Former president of Sony Computer Entertainment’s Worldwide Studios, Phil Harrison, has stated that the growth rate of Apple‘s ecosystem is so large that in a decades time there’s a chance Apple may own the gaming industry.
At this trajectory, if you extrapolate the market-share gains that they are making, forward for ten years – if they carry on unrestrained in their growth, then there’s a pretty good chance that Apple will be the games industry.
He talks about the shopping experience and its advantage over mainstream gaming:
The fact that the consumer purchase and discovery mechanism is so well integrated – you see something on the App Store, you click a button, the product delivers to your device. That end-to-end shopping experience, if you want to call it that, has been so elegantly built by Apple and they will continue to refine it.
He also explains how the current model of buying high priced games on stagnant hardware is almost at an end:
I think the future for the dedicated console as it is currently constructed, from chips and hard drives that you buy once and games that you buy at $60 or £40 a time; that business model is almost at the end of its life.
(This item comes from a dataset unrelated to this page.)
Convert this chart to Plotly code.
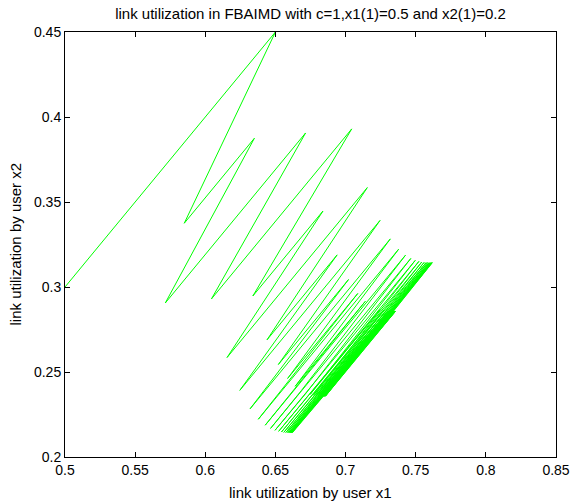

Of course this is only one mans opinion but it shows how even higher up executives are thinking and how the shift to OTA applications and cheaper games everywhere is on the horizon. On how 6 years of gaming on the same hardware is now being seen as more absurd than ever before. With Apple pushing hardware out every year and the capability of that hardware being able to game HD level graphics, what will be the difference of playing a sports game for $10 on your iPad plugged it a TV than playing the same game for $60 on a PS3?